I have a confession to make. A month ago, I had never heard of Hannah Montana. Now she seems to be popping up everywhere. I have learned that she is all the rage among teenage girls, and that people are willing to pay dearly for Hannah Montana tickets. About two weeks ago, watching the Today Show, I was shocked and amazed (and very little shocks or amazes me any more!) at a mother who was irate because the tickets she had procured for her daughter and her friends she described as "nosebleed" seats ---- way up in the bleachers, for which she had plunked down --- read my lips --- seventeen hundred dollars apiece. What is wrong with this picture? Am I out to lunch or is something terribly out of whack here when it comes to imparting values to our children?
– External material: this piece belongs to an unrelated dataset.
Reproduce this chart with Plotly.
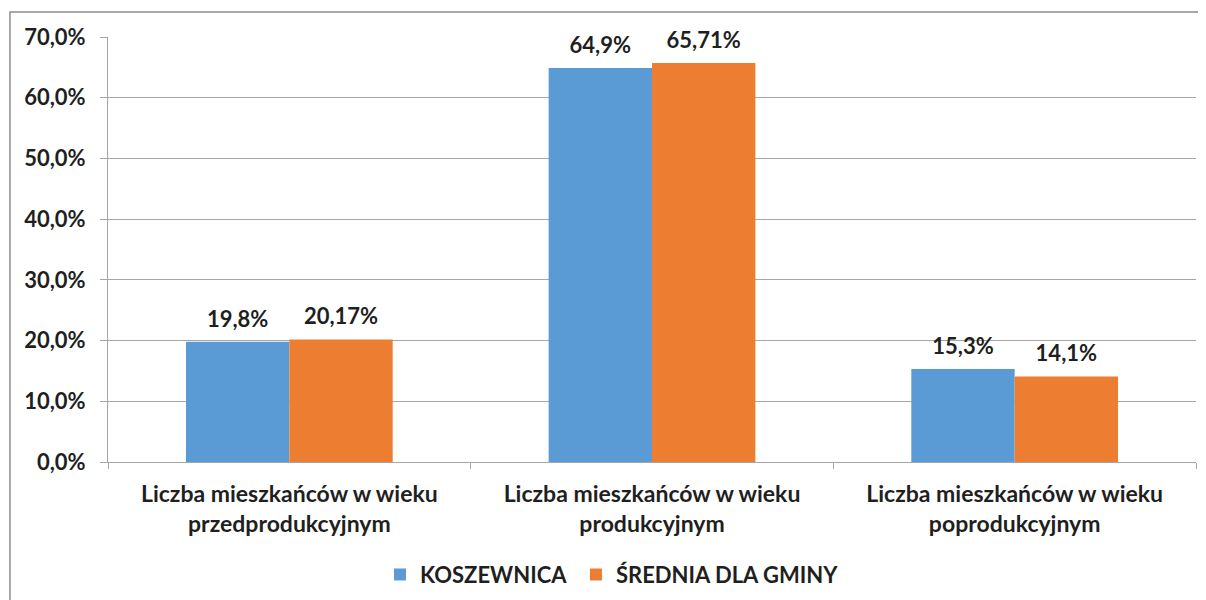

If we allow a 13-year-old to believe that she is entitled to $1700 tickets, for her and her entourage, what will she think is her due at 21, or 40? Please pray for her husband.
 
But I digress. I guess what I am trying to say is that most of us will never be martyred or canonized or receive a biographical sketch in Lesser Feasts and Fasts. But we are saints. We are the hagioi, the "saints" to whom St Paul addresses his letters. And if we are to take our sainthood seriously, we must remember that we, too, must undergo ordeals. Ordeals, tribulations, squabbles, disagreements, even persecutions (I will spare you some of the names we were called at Convention) have always been part and parcel of the Christian experience, not alien to it. It is up to us to take on these challenges, and like the saints in St. John's vision in Revelation, come out of those ordeals tried, tested and washed in the blood of the lamb. At Calvary we know who we are and Whose we are, and are more than equal to the task, and we are grateful that today, we recruit new members of this church, clothed in white, to assist us in our witness; Evan and Lance, and Lucia, Elena, Nathaniel, Benjamin and Ian.
 
The times ahead may well be arduous; they may be painful and unpleasant. But at our altars, where all, not some, are welcome in the name of Christ, we will receive manna for the journey through this unforeseen wilderness.
 
I read a statement the other day from a parish of this diocese ­ a statement of the faith as they understood it. And one of the things they said was that they believe in the plain meaning of scriptures as common people understand it. Just a few days ago, Archbishop Desmond Tutu stood in this very pulpit and talked about the fact that Christ died for all --- including, he said, George Bush, and Arabs, and Palestinians and gays and lesbiansWhat is difficult about all? But there are certain people who seem hell-bent to change "all" to "some." As for me and my house, we will serve our God and all of God's children.
 
We have ahead of us a difficult time. But we are equal to the task because we're nurtured in the sacraments, grounded in the faith and in our fellowship embrace one another. And as the apostle, Paul, says, "We greet each other with an holy kiss." This is the challenges ahead of us and I am certain that we will rise to the occasion, and that Calvary will continue to be a beacon, an oasis, a place of refuge, "a shelter from the stormy blast and our eternal home."
 
Let us pray:
These are they who have contended, for their Savior's honor long,
Wrestling on till life was ended, following not the sinful throng,
These, who well the fight sustained, triumph by the Lamb have gained. AMEN.